Ah, my cynical nature is assuaged nicely here. There are two "flaws" in this design from the overall me-as-the-customer satisfaction standpoint.

  • Even without my call, there is a known outage in the area but they do not credit the people who are affected. Or more accurately, people are billed for the service even though they are known to not be getting it;
  • With my call, they have verified that I know of the outage and am calling about it, yet I am still going to be charged unless I talk to someone.

Now both points are excusable when there is no known outage, but when something is out both are a bit more suspect.

It is perhaps my cynical nature again, but I would feel much more comfortable never being charged when the service is down and always being charged when it is up -- even though I'd only get a few hours credit rather than a day, I am sure that over the course of a month there would be enough random outages that it would all even out.

Because although the gesture was nice, this is just a perk that the person on the phone is empowered to give a customer who might be unhappy. It is not an institutional thing designed to get people the best service, but a way to help customer satisfaction at a micro level -- in a framework to allow anyone in the country to be helped out this way.

I suppose it looks like I am being cheap here, but it is more complicated than that. I am very much a value-for-value guy, who will not even blink about being charged for weeks of high speed service while I am out of the country but would be unhappy to know that for three hours of those weeks the service was down.

Clearly I am not trying to save money so much as just trying to get what I pay for.

But maybe this is intentional. Perhaps the bean counters at Comcast have calculated the issue both ways and this way is just more profitable.

Or even more deviously, perhaps it is not about the money at all, at least not directly. Maybe the Comcast bean counters were charged with figuring out which way would lead to more customer satisfaction in the long run. Maybe they calculated that there would be much dissatisfaction if people found out how often the service was down, after the fact. Plus if the credit is automatic then the implied sense of entitlement kicks in and no one is especially interested, but if those who are especifically unhappy enough to have a conversation are given a perk then they might actually be converted from unsatisfied to satisfied.

You know, while I was typing this the high speed service has gone up and down a few times.

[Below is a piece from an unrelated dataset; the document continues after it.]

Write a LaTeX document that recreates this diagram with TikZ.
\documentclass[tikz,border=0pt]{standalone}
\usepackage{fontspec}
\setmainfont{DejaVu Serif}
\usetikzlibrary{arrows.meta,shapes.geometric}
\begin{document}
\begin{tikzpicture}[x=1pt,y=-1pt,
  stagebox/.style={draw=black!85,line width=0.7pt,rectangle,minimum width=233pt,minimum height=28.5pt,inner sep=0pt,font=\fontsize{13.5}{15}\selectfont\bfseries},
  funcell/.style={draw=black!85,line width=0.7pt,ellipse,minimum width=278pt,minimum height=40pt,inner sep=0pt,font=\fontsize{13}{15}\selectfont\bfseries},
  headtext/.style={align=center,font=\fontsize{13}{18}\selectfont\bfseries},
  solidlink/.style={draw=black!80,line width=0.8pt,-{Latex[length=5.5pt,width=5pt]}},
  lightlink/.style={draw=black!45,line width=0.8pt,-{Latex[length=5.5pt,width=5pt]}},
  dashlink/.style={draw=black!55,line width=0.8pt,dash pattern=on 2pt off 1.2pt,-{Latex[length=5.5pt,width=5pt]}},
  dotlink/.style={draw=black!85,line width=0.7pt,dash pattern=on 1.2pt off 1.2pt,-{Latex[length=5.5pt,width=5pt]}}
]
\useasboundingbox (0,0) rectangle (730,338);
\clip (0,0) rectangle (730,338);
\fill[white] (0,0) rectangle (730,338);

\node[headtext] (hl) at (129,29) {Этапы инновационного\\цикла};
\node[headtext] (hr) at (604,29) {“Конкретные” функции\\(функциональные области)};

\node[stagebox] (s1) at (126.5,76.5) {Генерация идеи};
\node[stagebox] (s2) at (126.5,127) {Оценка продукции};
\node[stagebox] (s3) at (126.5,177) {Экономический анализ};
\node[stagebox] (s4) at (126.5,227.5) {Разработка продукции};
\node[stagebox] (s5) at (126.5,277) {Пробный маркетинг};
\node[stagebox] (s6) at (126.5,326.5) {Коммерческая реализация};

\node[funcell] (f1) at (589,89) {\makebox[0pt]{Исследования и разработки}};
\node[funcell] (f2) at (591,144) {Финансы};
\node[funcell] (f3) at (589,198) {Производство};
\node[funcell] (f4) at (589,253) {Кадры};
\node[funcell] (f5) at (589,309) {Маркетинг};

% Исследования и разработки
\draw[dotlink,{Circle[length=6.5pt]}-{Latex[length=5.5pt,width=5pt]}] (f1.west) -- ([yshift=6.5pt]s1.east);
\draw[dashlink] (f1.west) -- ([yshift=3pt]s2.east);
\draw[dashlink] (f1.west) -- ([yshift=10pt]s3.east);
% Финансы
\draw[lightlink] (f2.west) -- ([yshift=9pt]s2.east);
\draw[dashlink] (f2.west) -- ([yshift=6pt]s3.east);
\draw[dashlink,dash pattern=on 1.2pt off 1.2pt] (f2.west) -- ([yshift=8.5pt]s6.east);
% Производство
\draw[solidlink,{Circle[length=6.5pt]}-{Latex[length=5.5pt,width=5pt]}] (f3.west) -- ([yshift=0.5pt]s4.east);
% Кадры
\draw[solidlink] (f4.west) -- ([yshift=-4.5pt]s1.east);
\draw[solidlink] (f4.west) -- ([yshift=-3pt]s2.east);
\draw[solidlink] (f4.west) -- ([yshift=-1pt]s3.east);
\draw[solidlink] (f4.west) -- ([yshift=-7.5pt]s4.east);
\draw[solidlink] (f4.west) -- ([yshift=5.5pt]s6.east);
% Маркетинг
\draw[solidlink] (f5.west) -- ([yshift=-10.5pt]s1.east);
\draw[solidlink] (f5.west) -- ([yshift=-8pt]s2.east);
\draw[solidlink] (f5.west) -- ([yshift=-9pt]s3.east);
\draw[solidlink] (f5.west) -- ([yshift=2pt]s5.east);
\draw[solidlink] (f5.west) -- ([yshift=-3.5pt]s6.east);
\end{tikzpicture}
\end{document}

I knew there was no sense using the RAS to get back in just yet. They weren't done fixing and there is no sense frustrating myself while they are still working on stuff. They kind of have a free pass for the day anyway. right? I mean, if the service goes down tonight I can hardly call and expect them to credit me twice for the same day, right?

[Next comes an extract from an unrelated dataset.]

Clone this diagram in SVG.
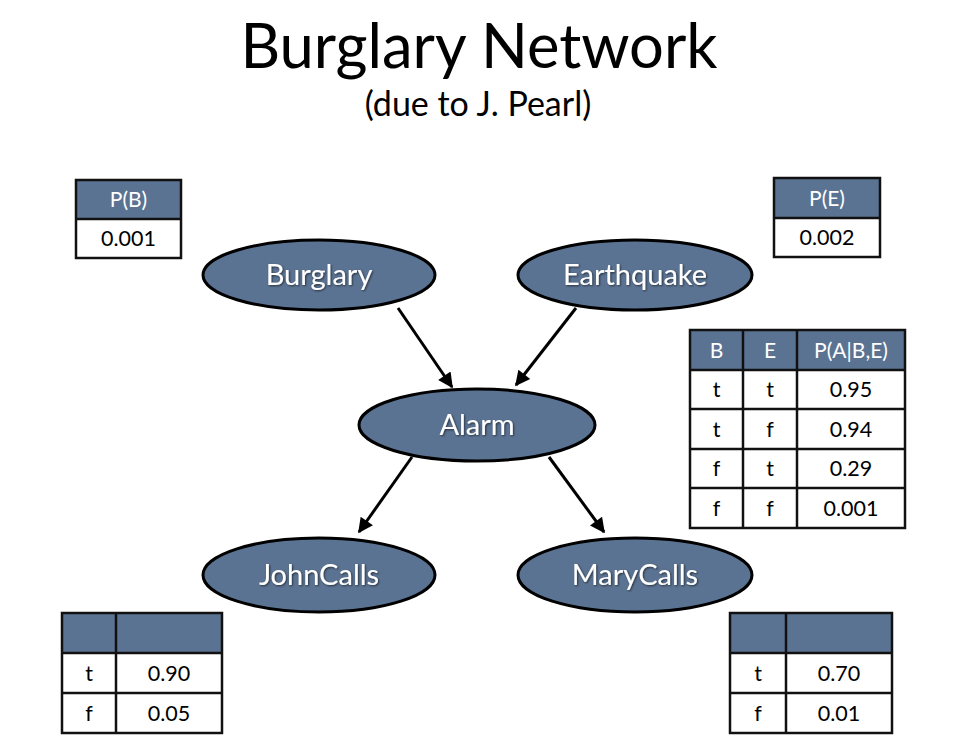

Well, I guess I could. But I wouldn't (the whole value-for-value thing again).

I am reading this post over and I can already hear some of my friends pointing out how I am thinking about this way too much. Which might be true, but I am up anyway and Basic Instinct 2 (which to be fair is on Showtime right now and not Skinemax, er Cinemax!) is just not crying out to me to be watched. And the stuff I have to work on at this moment kind of needs that RAS connection.

This is actually how I am -- I do tend to really think all the way through stuff, perhaps in part to make up for the occasional impulsive act that I do without thinking. Which is not to say that I do that, but....

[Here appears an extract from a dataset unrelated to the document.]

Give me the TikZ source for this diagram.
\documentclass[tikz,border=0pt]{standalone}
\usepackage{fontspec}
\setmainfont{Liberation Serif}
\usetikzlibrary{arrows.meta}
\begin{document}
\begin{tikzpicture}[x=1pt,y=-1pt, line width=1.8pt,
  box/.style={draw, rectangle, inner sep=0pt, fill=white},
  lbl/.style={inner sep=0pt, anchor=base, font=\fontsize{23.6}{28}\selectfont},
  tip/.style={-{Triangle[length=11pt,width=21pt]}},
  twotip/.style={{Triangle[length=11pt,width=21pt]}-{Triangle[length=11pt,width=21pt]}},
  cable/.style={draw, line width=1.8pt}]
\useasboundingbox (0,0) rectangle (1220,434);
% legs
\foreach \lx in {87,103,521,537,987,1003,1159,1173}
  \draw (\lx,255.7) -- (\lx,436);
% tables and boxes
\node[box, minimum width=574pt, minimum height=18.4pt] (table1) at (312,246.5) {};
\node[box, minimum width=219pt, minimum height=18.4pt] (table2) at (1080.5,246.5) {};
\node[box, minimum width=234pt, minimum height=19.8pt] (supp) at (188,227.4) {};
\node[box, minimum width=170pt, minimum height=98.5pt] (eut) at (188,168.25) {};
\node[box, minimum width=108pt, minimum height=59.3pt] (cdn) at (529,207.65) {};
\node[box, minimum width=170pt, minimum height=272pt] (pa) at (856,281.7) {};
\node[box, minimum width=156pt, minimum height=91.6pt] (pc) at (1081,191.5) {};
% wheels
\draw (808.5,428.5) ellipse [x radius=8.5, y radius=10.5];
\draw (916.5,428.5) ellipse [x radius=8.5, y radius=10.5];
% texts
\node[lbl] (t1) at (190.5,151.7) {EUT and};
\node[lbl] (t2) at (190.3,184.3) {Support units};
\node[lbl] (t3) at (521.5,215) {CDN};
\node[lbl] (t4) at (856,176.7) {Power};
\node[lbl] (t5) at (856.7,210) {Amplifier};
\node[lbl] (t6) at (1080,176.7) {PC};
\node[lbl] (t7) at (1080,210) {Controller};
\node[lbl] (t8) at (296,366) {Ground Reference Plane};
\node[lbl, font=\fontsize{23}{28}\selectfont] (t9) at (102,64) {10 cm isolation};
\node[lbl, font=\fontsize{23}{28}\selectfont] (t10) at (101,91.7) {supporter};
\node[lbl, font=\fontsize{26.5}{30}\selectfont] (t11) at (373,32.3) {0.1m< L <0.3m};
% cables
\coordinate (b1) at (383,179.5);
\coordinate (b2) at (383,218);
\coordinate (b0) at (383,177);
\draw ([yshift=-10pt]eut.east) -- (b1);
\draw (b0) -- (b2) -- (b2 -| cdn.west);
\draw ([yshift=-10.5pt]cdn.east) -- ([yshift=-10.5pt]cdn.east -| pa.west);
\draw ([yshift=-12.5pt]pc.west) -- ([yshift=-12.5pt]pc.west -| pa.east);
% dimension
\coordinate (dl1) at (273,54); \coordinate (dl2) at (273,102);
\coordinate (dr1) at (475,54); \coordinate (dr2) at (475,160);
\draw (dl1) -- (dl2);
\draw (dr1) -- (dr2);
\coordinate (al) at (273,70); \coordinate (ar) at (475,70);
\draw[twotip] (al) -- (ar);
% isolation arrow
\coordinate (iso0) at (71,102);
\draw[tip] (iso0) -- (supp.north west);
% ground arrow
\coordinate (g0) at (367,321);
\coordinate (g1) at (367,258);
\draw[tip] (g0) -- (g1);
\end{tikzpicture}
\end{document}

Back to the whole Comcast thing.

In the end, I don't expect Comcast to change how this works. For whatever reason they ended up giong with, they ran a bunch of numbers and made a decision that they felt was best for the company overall. On the whole I can't even claim to be dissatisfied since the whole appeals to my cynical nature (to compare, I used to love to stay in Grand Cayman the week before, the week of, and  the week after Christmas, just to watch the rates go from low to high to low for the exact same room and meals, unapologetically -- you can do the same thing in Las Vegas though I have a much easier time getting rooms comp'd there!).

On the other hand, my kind of satisfaction is decidedly not what Comcast is looking for, since mine is the confident recognition that someone is running a good scam and running it so well that the masses don't notice. No company wants people to think they are the bad guy, even if they give tacit (yet cynical) approval. Especially since people like me talk to others (or to be more accurate, more popular versions of people like me talk to bigger groups of others than I myself can reach), and that monkeys with the whole "satisfied customers" end of the scam....

In any case, my hat is off to Comcast, for coming up with the best way to make the most of their non-service for themelves. Which in the end has a lot more to do with customer satisfaction than their service does. Off the top of my head I can think of many times that both Unicode and Microsoft have managed to handle such situations much more terribly (perhaps topics for future blogs, some other day!).

Looking at the cable modem, the connection has been up solid for long enough now -- it is only 4:30 AM but it looks like Comcast underpromised and overdelivered on that expected fix time. Excellent, I think (in my mental Mr. Burns voice).